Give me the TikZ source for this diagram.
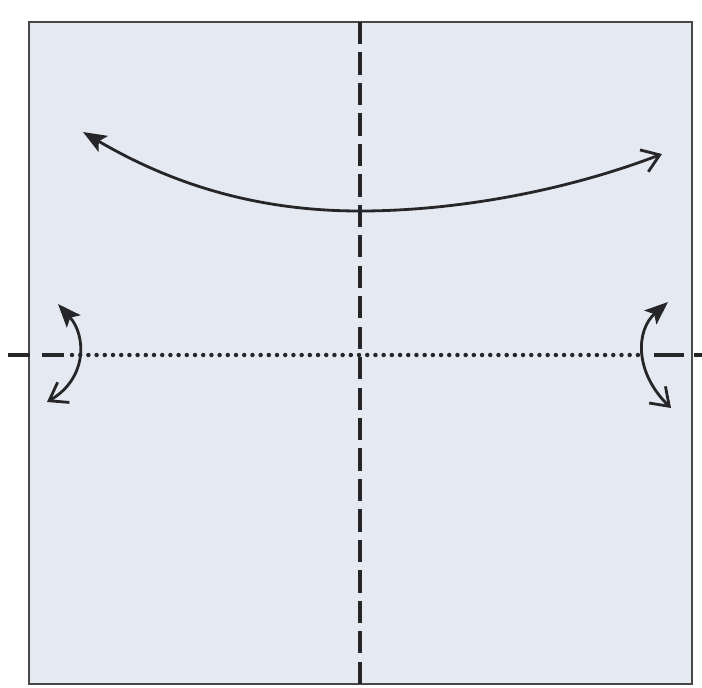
\documentclass[tikz,border=0pt]{standalone}
\usetikzlibrary{arrows.meta}
\definecolor{paperblue}{RGB}{229,233,241}
\definecolor{inkgray}{RGB}{38,38,40}

\begin{document}
\begin{tikzpicture}[x=0.03cm,y=-0.03cm,
 valley/.style={draw=inkgray,line width=2.8pt,dash pattern=on 19pt off 7pt},
 mountain/.style={draw=inkgray,line width=3.8pt,line cap=round,dash pattern=on 0pt off 7pt},
 enddash/.style={draw=inkgray,line width=2.6pt},
 turn/.style={draw=inkgray,line width=2.4pt,{Stealth[length=7mm,width=5.5mm,inset=1.5mm]}-{Straight Barb[length=5mm,width=7mm]}}]
\useasboundingbox (0,0) rectangle (702,687);
\fill[white] (0,0) rectangle (702,687);
% paper square
\draw[fill=paperblue,draw=inkgray!85,line width=1.6pt] (29,22) rectangle (692,684);
% fold lines
\draw[valley] (360,22) -- (360,684);
\draw[mountain] (72,355) -- (646,355);
\draw[enddash] (8,355) -- (30,355);
\draw[enddash] (42,355) -- (64,355);
\draw[enddash] (654,355) -- (684,355);
\draw[enddash] (694,355) -- (702,355);
% turn over arrows
\coordinate (topl) at (83,132);
\coordinate (topm) at (360,211);
\coordinate (topr) at (662,154);
\draw[turn] (topl) .. controls (190,195) and (280,211) .. (topm) .. controls (450,211) and (560,193) .. (topr);
\coordinate (leftup) at (58,304);
\coordinate (leftdown) at (47,402);
\draw[turn] (leftup) .. controls (86,335) and (88,378) .. (leftdown);
\coordinate (rightup) at (668,302);
\coordinate (rightdown) at (671,408);
\draw[turn] (rightup) .. controls (636,330) and (634,372) .. (rightdown);
\end{tikzpicture}
\end{document}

**Directive**
Without the pictures, output the full listing exactly as it stands.

**Exercise response**
Give me the TikZ source for this diagram.
\documentclass[tikz,border=0pt]{standalone}
\usetikzlibrary{arrows.meta}
\definecolor{paperblue}{RGB}{229,233,241}
\definecolor{inkgray}{RGB}{38,38,40}

\begin{document}
\begin{tikzpicture}[x=0.03cm,y=-0.03cm,
 valley/.style={draw=inkgray,line width=2.8pt,dash pattern=on 19pt off 7pt},
 mountain/.style={draw=inkgray,line width=3.8pt,line cap=round,dash pattern=on 0pt off 7pt},
 enddash/.style={draw=inkgray,line width=2.6pt},
 turn/.style={draw=inkgray,line width=2.4pt,{Stealth[length=7mm,width=5.5mm,inset=1.5mm]}-{Straight Barb[length=5mm,width=7mm]}}]
\useasboundingbox (0,0) rectangle (702,687);
\fill[white] (0,0) rectangle (702,687);
% paper square
\draw[fill=paperblue,draw=inkgray!85,line width=1.6pt] (29,22) rectangle (692,684);
% fold lines
\draw[valley] (360,22) -- (360,684);
\draw[mountain] (72,355) -- (646,355);
\draw[enddash] (8,355) -- (30,355);
\draw[enddash] (42,355) -- (64,355);
\draw[enddash] (654,355) -- (684,355);
\draw[enddash] (694,355) -- (702,355);
% turn over arrows
\coordinate (topl) at (83,132);
\coordinate (topm) at (360,211);
\coordinate (topr) at (662,154);
\draw[turn] (topl) .. controls (190,195) and (280,211) .. (topm) .. controls (450,211) and (560,193) .. (topr);
\coordinate (leftup) at (58,304);
\coordinate (leftdown) at (47,402);
\draw[turn] (leftup) .. controls (86,335) and (88,378) .. (leftdown);
\coordinate (rightup) at (668,302);
\coordinate (rightdown) at (671,408);
\draw[turn] (rightup) .. controls (636,330) and (634,372) .. (rightdown);
\end{tikzpicture}
\end{document}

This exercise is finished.